Column Tobi Lakmaker
Nora Riemerschmid
‘Niemand begrijpt mijn hel, niemand mijn verlossing,’ vertelde ik aan Nora Riemerschmid. Nora was de therapeut die het VU Medisch Centrum mij had toegewezen en wanneer ik over haar sprak, zei ik het altijd hetzelfde: ‘Strikt genomen is zij mijn therapeut, maar in zekere zin ben ik de hare.’ Die opmerking klopte niet, want Nora vertelde nooit iets over zichzelf en ik vertelde haar alles, zij was ontegenzeggelijk mijn therapeut, maar wat ik bedoelde te zeggen was dat het onwaar was. De veronderstelde hiërarchie tussen mij en Nora was onwaar, want ik was oneindig veel intelligenter. Hoor je me? Ik was oneindig veel intelligenter dan Nora Riemerschmid. Toch vertelde ik haar alles, aangezien ik mezelf wilde horen spreken en wist dat Nora het niet in haar hoofd zou halen om mij te onderbreken.
Ademloos luisterde ze naar me en ik geloof dat we allebei begrepen dat de premisse op basis waarvan we deze gesprekken voerden absurd was. Het was een haast lachwekkend idee dat zij in staat zou zijn om ook maar iets voor mij te verhelderen, want Nora was het mistige en van vernedering doordrongen systeem zelf. Ik haatte Nora maar vooral haatte ik alles waarvoor ze stond, ergens viel ze namelijk ook niet samen met het systeem en was ze simpelweg een vrouw die ooit besloten had akkoord te gaan met de dingen, zoals zoveel mensen dat doen.

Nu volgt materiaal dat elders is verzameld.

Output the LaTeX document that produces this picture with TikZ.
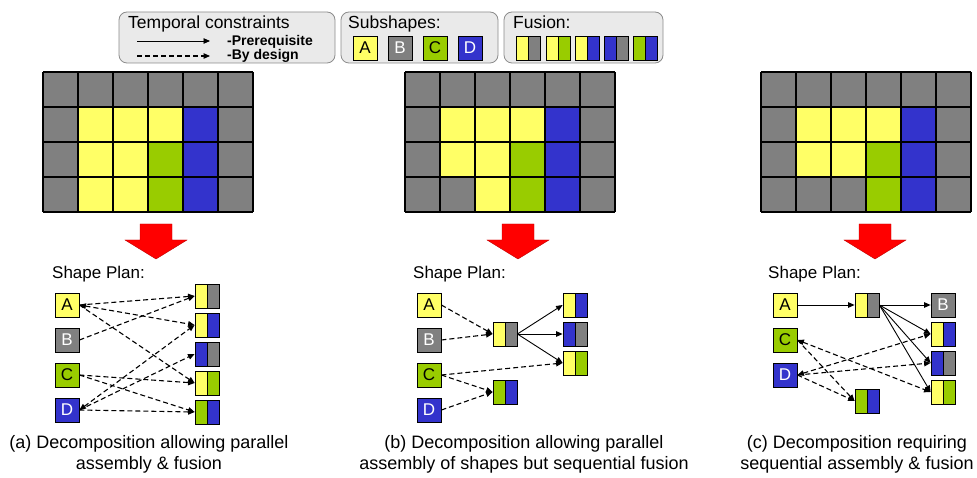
\documentclass[tikz,border=0pt]{standalone}
\usepackage{fontspec}
\setmainfont{Liberation Sans}
\usetikzlibrary{arrows.meta}

\definecolor{cgray}{HTML}{808080}
\definecolor{cyellow}{HTML}{FFFF66}
\definecolor{cgreen}{HTML}{99CC00}
\definecolor{cblue}{HTML}{3333CC}
\definecolor{cred}{HTML}{FF0000}
\definecolor{boxfill}{HTML}{EAEAEA}
\definecolor{boxline}{HTML}{8C8C8C}

\tikzset{
  txt/.style={inner sep=0pt, font=\fontsize{17}{20}\selectfont},
  headtxt/.style={inner sep=0pt, font=\fontsize{17.5}{20}\selectfont},
  captxt/.style={inner sep=0pt, align=center, font=\fontsize{18}{21.5}\selectfont},
  keytxt/.style={inner sep=0pt, font=\fontsize{14}{16}\selectfont\bfseries},
  legendbox/.style={draw=boxline, fill=boxfill, line width=0.8pt, rounded corners=8pt, inner sep=0pt},
  sub/.style={draw=black, line width=0.8pt, minimum size=24pt, inner sep=0pt,
              font=\fontsize{17}{17}\selectfont},
  subA/.style={sub, fill=cyellow, text=black},
  subB/.style={sub, fill=cgray, text=white},
  subC/.style={sub, fill=cgreen, text=black},
  subD/.style={sub, fill=cblue, text=white},
  pair/.style 2 args={draw=black, line width=0.8pt, minimum width=24pt, minimum height=24pt,
    inner sep=0pt,
    path picture={
      \fill[#1] (path picture bounding box.south west) rectangle (path picture bounding box.north);
      \fill[#2] (path picture bounding box.south) rectangle (path picture bounding box.north east);
      \draw[line width=0.8pt] (path picture bounding box.south) -- (path picture bounding box.north);
    }},
  tip/.tip={Triangle[length=6.5pt,width=5.5pt]},
  prereq/.style={-tip, line width=0.9pt},
  bydesign/.style={-tip, line width=1.1pt, dash pattern=on 5pt off 3pt},
  bothways/.style={tip-tip, line width=1.1pt, dash pattern=on 5pt off 3pt},
  gridline/.style={line width=1.3pt, black},
  bigarrow/.style={fill=cred, draw=red!75!black, line width=0.4pt}
}

% a 6x4 grid of 35pt cells; #2 = yellow cells, #3 = green cells, #4 = blue cells
\newcommand\shapegrid[4]{%
  \begin{scope}[shift={#1}]
    \fill[cgray] (0,0) rectangle (210,140);
    \foreach \c/\r in {#2} \fill[cyellow] (\c*35,\r*35) rectangle ++(35,35);
    \foreach \c/\r in {#3} \fill[cgreen] (\c*35,\r*35) rectangle ++(35,35);
    \foreach \c/\r in {#4} \fill[cblue] (\c*35,\r*35) rectangle ++(35,35);
    \foreach \i in {0,...,6} \draw[gridline] (\i*35,0) -- (\i*35,140);
    \foreach \j in {0,...,4} \draw[gridline] (0,\j*35) -- (210,\j*35);
  \end{scope}}

% downward block arrow centred at x = #1
\newcommand\blockarrow[1]{%
  \path[bigarrow] (#1-16,224) -- (#1+16,224) -- (#1+16,240) -- (#1+31,240)
    -- (#1,259) -- (#1-31,240) -- (#1-16,240) -- cycle;}

\begin{document}
\begin{tikzpicture}[x=1pt, y=-1pt]
  \useasboundingbox[fill=white] (0,0) rectangle (977,478);

  % ---------- legend ----------
  \node[legendbox, minimum width=216pt, minimum height=51pt] (tbox) at (227,37.5) {};
  \node[legendbox, minimum width=157pt, minimum height=51pt] (sbox) at (419.5,37.5) {};
  \node[legendbox, minimum width=159pt, minimum height=51pt] (fbox) at (583.5,37.5) {};

  \node[headtxt, anchor=base west] (tlabel) at (128,29) {Temporal constraints};
  \coordinate (ps) at (137,41);
  \coordinate (pe) at (210,41);
  \coordinate (ds) at (137,56);
  \coordinate (de) at (210,56);
  \draw[prereq] (ps) -- (pe);
  \draw[bydesign] (ds) -- (de);
  \node[keytxt, anchor=base west] (kpre) at (227,46) {-Prerequisite};
  \node[keytxt, anchor=base west] (kdes) at (227,60) {-By design};

  \node[headtxt, anchor=base west] (slabel) at (348,29) {Subshapes:};
  \node[subA] (lA) at (365,48) {A};
  \node[subB] (lB) at (400,48) {B};
  \node[subC] (lC) at (435,48) {C};
  \node[subD] (lD) at (470,48) {D};

  \node[headtxt, anchor=base west] (flabel) at (513,29) {Fusion:};
  \node[pair={cyellow}{cgray}]  (lf1) at (528,48) {};
  \node[pair={cyellow}{cgreen}] (lf2) at (558,48) {};
  \node[pair={cyellow}{cblue}]  (lf3) at (587,48) {};
  \node[pair={cblue}{cgray}]    (lf4) at (616,48) {};
  \node[pair={cgreen}{cblue}]   (lf5) at (645,48) {};

  % ---------- target shapes ----------
  \shapegrid{(43,72)}{1/1,2/1,3/1,1/2,2/2,1/3,2/3}{3/2,3/3}{4/1,4/2,4/3}
  \shapegrid{(405,72)}{1/1,2/1,3/1,1/2,2/2,2/3}{3/2,3/3}{4/1,4/2,4/3}
  \shapegrid{(761,72)}{1/1,2/1,3/1,1/2,2/2}{3/2,3/3}{4/1,4/2,4/3}

  \blockarrow{156}
  \blockarrow{518}
  \blockarrow{875}

  % ---------- plan (a) ----------
  \node[txt, anchor=base west] (pa) at (52,279) {Shape Plan:};
  \node[subA] (aA) at (67,305) {A};
  \node[subB] (aB) at (67,340) {B};
  \node[subC] (aC) at (67,375) {C};
  \node[subD] (aD) at (67,410) {D};
  \node[pair={cyellow}{cgray}]  (a1) at (207,296) {};
  \node[pair={cyellow}{cblue}]  (a2) at (207,325) {};
  \node[pair={cblue}{cgray}]    (a3) at (207,354) {};
  \node[pair={cyellow}{cgreen}] (a4) at (207,383) {};
  \node[pair={cgreen}{cblue}]   (a5) at (207,412) {};
  \draw[bydesign] (aA.east) -- (a1.west);
  \draw[bothways] (aA.east) -- (a2.west);
  \draw[bydesign] (aA.east) -- (a4.west);
  \draw[bydesign] (aB.east) -- (a1.west);
  \draw[bydesign] (aC.east) -- (a4.west);
  \draw[bydesign] (aC.east) -- (a5.west);
  \draw[bothways] (aD.east) -- (a2.west);
  \draw[bydesign] (aD.east) -- (a3.west);
  \draw[bydesign] (aD.east) -- (a5.west);

  % ---------- plan (b) ----------
  \node[txt, anchor=base west] (pb) at (413,279) {Shape Plan:};
  \node[subA] (bA) at (429,305) {A};
  \node[subB] (bB) at (429,340) {B};
  \node[subC] (bC) at (429,375) {C};
  \node[subD] (bD) at (429,410) {D};
  \node[pair={cyellow}{cgray}]  (bm) at (505,334) {};
  \node[pair={cgreen}{cblue}]   (bn) at (505,392) {};
  \node[pair={cyellow}{cblue}]  (b1) at (575,305) {};
  \node[pair={cblue}{cgray}]    (b2) at (575,334) {};
  \node[pair={cyellow}{cgreen}] (b3) at (575,363) {};
  \draw[bydesign] (bA.east) -- (bm.west);
  \draw[bydesign] (bB.east) -- (bm.west);
  \draw[bydesign] (bC.east) -- (b3.west);
  \draw[bydesign] (bC.east) -- (bn.west);
  \draw[bydesign] (bD.east) -- (bn.west);
  \draw[prereq] (bm.east) -- (b1.west);
  \draw[prereq] (bm.east) -- (b2.west);
  \draw[prereq] (bm.east) -- (b3.west);

  % ---------- plan (c) ----------
  \node[txt, anchor=base west] (pc) at (768,279) {Shape Plan:};
  \node[subA] (cA) at (785,305) {A};
  \node[subC] (cC) at (785,340) {C};
  \node[subD] (cD) at (785,375) {D};
  \node[pair={cyellow}{cgray}]  (cm) at (867,305) {};
  \node[pair={cgreen}{cblue}]   (cn) at (867,401) {};
  \node[subB] (cB) at (943,305) {B};
  \node[pair={cyellow}{cblue}]  (c1) at (943,334) {};
  \node[pair={cblue}{cgray}]    (c2) at (943,363) {};
  \node[pair={cyellow}{cgreen}] (c3) at (943,392) {};
  \draw[prereq] (cA.east) -- (cm.west);
  \draw[prereq] (cm.east) -- (cB.west);
  \draw[prereq] (cm.east) -- (c1.west);
  \draw[prereq] (cm.east) -- (c2.west);
  \draw[prereq] (cm.east) -- (c3.west);
  \draw[bydesign] (cC.east) -- (cn.west);
  \draw[bothways] (cC.east) -- (c3.west);
  \draw[bothways] (cD.east) -- (c1.west);
  \draw[bydesign] (cD.east) -- (c2.west);
  \draw[bydesign] (cD.east) -- (cn.west);

  % ---------- captions (base = baseline of the last line) ----------
  \node[captxt, anchor=base] (capa) at (149,469.5)
    {(a) Decomposition allowing parallel\\assembly \& fusion};
  \node[captxt, anchor=base] (capb) at (524,469.5)
    {(b) Decomposition allowing parallel\\assembly of shapes but sequential fusion};
  \node[captxt, anchor=base] (capc) at (857,469.5)
    {(c) Decomposition requiring\\sequential assembly \& fusion};
\end{tikzpicture}
\end{document}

Hoe je het ook went of keert, Nora was een blok aan mijn been, een zeurend mens dat me altijd weer terug gilde naar het ziekenhuis. Ze was er slechts één in een eindeloze rij hulpverleners aan wie ik natuurlijk allemaal mijn verhaal heb moeten doen en ik heb ze allemaal geprobeerd te gebruiken. Een mens moet toch iets en dat is wat ik besloot: om in die schelverlichte kamers nooit te stoppen met spreken, iedere keer zo geconcentreerd mogelijk naar mezelf te luisteren en proberen tes ontdekken of ik alweer iets nieuws te zeggen had – of niets nieuws maar iets verouderds in ander, aantrekkelijker jasje, zoals de zin: ‘Niemand begrijpt mijn hel, niemand mijn verlossing.’
Ook Nora vond het een mooie zin, dat kon ik horen aan het zachte, instemmende geluid dat ze maakte terwijl we elkaar aan de lijn hadden. Op een dag kon ik het gezicht van Nora namelijk niet meer zien, het lukte me gewoon niet meer om die stompzinnige kop aan te kijken en daarom stuurde ik steeds vaker aan op belafspraken. Meestal nam ik niet op, maar Nora bleef bellen. Nora moest weten hoe met mij ging.